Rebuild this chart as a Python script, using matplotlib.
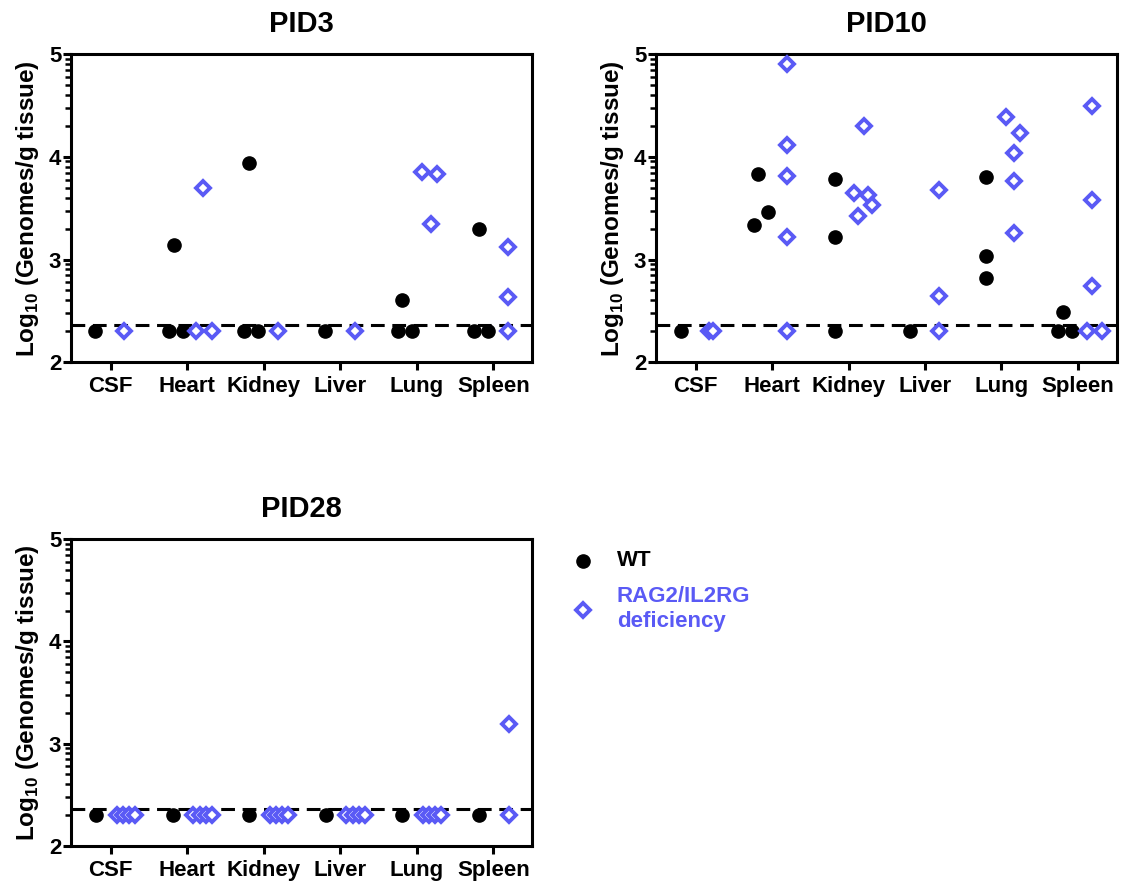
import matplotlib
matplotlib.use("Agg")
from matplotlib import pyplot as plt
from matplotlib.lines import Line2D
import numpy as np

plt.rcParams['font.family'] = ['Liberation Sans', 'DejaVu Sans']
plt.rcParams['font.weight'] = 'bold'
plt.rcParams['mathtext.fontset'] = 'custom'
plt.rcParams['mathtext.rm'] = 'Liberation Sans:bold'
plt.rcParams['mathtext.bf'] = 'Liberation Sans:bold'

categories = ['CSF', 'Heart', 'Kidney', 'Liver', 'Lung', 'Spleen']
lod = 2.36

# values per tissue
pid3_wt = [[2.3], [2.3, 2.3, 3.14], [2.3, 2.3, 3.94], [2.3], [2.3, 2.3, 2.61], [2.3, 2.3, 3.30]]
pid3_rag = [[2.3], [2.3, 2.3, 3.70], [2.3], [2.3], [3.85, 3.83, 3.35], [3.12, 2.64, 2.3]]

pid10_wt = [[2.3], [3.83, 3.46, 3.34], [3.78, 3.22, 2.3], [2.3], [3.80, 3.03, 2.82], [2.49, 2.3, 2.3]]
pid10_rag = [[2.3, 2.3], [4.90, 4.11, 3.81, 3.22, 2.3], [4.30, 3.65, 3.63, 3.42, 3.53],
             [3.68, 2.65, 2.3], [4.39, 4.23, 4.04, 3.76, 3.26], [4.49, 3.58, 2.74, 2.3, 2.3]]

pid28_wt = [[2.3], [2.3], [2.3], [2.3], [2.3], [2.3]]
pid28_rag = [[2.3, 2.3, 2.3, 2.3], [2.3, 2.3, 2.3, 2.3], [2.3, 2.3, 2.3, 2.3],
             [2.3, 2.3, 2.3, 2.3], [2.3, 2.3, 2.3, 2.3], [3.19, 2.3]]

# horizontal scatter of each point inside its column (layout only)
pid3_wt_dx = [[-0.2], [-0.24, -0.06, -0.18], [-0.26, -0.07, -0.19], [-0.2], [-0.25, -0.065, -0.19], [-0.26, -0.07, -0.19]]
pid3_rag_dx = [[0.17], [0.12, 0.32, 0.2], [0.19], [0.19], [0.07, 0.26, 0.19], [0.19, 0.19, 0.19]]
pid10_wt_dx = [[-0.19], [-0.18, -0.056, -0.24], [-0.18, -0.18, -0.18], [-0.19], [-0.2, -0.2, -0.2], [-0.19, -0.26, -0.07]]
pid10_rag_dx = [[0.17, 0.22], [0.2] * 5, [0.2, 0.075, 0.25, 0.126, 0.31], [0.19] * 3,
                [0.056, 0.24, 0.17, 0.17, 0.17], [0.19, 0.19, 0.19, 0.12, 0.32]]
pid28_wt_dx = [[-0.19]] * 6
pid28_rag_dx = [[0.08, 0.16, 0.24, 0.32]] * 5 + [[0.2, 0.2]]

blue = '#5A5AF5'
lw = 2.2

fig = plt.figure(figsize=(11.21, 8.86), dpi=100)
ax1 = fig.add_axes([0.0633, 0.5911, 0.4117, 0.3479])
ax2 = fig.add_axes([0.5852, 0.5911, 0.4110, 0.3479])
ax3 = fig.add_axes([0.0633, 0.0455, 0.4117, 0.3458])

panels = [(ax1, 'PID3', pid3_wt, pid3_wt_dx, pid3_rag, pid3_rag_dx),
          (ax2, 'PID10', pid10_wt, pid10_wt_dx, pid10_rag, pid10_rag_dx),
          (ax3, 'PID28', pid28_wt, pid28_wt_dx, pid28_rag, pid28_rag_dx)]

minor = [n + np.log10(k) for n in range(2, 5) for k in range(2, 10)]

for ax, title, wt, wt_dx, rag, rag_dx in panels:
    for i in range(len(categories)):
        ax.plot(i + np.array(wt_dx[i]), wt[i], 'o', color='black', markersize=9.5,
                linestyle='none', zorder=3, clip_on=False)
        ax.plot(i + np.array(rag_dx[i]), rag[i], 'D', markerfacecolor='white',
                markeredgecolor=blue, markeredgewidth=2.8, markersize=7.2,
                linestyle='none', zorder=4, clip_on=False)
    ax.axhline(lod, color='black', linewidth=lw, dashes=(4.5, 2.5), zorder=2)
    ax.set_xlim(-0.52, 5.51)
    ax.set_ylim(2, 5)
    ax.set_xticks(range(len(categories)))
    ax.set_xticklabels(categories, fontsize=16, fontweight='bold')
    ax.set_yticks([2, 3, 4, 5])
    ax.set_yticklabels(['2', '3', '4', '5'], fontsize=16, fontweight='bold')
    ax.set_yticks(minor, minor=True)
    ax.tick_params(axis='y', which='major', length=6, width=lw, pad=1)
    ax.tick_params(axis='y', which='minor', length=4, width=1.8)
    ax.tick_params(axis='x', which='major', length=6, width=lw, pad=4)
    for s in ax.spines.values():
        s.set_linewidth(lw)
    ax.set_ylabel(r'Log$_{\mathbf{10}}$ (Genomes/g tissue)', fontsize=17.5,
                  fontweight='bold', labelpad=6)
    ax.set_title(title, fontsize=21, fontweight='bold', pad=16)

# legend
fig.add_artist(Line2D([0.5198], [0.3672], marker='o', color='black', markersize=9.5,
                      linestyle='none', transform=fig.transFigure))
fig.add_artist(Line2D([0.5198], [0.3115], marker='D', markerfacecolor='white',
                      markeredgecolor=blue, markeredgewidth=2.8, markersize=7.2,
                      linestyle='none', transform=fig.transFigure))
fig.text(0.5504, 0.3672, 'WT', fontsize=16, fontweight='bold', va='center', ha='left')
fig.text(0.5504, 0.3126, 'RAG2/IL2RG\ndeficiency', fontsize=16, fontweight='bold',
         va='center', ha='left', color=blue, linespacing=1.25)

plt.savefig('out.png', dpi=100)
--
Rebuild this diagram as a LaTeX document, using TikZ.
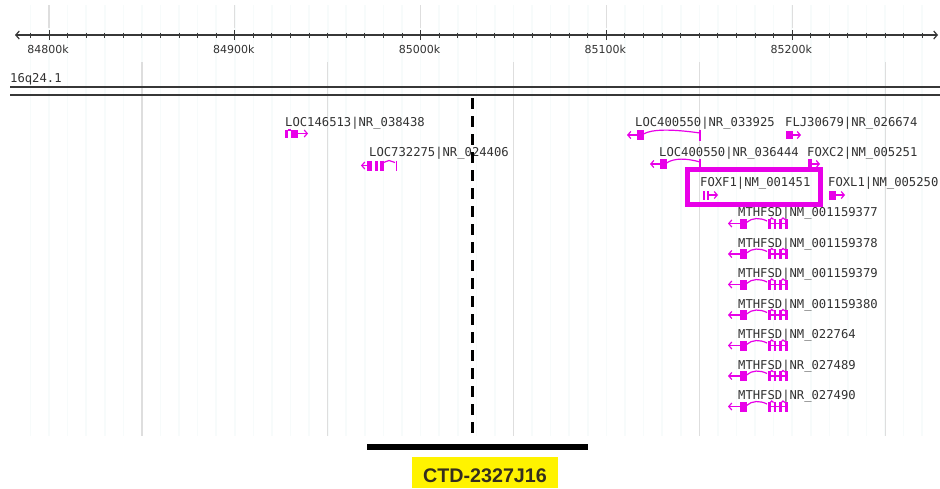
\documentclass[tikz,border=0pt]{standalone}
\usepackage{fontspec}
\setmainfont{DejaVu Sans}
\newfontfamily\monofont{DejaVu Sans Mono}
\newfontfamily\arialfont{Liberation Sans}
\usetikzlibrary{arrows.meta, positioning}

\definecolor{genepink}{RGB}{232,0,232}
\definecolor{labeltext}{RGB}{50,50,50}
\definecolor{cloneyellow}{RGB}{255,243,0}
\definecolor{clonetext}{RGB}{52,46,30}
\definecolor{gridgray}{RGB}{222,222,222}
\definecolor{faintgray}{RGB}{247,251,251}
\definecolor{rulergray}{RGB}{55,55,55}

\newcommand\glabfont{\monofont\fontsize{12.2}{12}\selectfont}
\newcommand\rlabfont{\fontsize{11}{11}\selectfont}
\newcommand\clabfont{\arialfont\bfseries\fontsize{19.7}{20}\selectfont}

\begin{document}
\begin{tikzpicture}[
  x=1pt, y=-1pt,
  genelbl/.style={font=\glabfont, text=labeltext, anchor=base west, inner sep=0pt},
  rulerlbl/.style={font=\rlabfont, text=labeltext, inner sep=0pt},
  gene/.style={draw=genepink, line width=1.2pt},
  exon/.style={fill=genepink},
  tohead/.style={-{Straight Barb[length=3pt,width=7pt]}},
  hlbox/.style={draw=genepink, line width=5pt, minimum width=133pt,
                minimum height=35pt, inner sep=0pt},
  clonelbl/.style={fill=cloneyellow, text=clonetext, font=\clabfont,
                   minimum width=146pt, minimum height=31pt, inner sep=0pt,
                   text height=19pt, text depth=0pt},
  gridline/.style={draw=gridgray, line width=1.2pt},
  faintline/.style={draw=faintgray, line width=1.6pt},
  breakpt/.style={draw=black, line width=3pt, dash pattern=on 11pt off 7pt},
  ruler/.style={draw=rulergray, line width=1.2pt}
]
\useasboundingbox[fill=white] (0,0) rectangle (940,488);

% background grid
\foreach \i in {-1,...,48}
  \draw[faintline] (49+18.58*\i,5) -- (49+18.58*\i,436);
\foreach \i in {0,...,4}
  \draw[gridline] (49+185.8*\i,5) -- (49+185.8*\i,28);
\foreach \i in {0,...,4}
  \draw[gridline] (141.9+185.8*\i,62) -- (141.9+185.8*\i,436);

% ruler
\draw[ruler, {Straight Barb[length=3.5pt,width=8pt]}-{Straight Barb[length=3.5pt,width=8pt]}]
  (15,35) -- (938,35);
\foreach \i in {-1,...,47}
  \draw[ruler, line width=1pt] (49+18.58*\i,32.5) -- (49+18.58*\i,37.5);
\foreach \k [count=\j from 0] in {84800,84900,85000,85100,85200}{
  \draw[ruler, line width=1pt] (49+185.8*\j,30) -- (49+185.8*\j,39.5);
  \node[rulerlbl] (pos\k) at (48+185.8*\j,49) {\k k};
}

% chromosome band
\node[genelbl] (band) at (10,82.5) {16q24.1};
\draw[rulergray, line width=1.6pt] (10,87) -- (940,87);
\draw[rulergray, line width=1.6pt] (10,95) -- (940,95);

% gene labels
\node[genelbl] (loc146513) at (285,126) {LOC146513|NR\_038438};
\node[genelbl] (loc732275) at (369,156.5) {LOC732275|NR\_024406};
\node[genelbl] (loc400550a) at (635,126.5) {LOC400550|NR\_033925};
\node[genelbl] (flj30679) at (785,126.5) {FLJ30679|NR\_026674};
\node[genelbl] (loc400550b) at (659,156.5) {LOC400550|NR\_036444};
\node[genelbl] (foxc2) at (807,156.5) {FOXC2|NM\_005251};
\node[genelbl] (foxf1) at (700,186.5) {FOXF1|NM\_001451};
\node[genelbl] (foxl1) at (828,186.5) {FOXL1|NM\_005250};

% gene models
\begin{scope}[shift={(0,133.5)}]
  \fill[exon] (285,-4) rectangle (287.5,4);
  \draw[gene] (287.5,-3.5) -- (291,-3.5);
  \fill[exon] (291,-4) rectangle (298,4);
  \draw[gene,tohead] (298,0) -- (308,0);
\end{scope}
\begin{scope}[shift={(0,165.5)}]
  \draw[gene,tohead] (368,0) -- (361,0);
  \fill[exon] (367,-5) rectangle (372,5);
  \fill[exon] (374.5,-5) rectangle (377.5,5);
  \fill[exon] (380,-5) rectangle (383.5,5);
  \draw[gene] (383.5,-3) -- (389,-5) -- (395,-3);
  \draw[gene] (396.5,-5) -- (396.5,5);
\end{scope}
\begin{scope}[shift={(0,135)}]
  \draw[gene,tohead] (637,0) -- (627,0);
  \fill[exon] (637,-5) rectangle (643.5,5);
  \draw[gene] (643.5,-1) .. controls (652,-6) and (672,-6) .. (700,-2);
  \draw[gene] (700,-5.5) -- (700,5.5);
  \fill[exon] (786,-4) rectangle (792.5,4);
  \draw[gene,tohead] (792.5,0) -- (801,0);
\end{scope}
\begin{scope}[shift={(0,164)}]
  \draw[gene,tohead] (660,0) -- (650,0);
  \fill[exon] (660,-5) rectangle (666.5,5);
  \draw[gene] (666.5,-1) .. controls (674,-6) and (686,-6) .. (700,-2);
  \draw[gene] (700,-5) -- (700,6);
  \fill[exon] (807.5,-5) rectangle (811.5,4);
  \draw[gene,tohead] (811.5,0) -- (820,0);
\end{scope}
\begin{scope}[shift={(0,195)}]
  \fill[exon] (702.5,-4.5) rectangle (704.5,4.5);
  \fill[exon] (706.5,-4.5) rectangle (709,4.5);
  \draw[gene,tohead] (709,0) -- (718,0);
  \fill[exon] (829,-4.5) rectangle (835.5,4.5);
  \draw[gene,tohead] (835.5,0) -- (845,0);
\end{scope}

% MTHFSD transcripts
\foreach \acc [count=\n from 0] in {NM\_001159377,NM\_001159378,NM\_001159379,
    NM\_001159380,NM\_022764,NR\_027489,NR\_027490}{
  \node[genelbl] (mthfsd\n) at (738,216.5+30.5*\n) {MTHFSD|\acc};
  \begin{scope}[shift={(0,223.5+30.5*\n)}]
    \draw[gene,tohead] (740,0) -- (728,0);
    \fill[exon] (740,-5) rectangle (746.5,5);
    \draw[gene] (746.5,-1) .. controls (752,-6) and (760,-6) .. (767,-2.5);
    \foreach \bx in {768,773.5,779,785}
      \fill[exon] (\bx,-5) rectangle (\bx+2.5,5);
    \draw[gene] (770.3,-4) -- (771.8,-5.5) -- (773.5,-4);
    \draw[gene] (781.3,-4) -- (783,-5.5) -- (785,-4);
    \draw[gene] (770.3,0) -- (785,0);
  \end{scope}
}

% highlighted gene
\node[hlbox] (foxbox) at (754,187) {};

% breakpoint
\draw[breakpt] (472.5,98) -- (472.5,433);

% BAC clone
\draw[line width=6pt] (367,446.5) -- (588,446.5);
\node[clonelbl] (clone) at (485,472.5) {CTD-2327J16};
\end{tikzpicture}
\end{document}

• **TO DO**:
All lines in the data that contain the word "this" should be copied.

• **SOLUTION**:
Rebuild this chart as a Python script, using matplotlib.
Rebuild this diagram as a LaTeX document, using TikZ.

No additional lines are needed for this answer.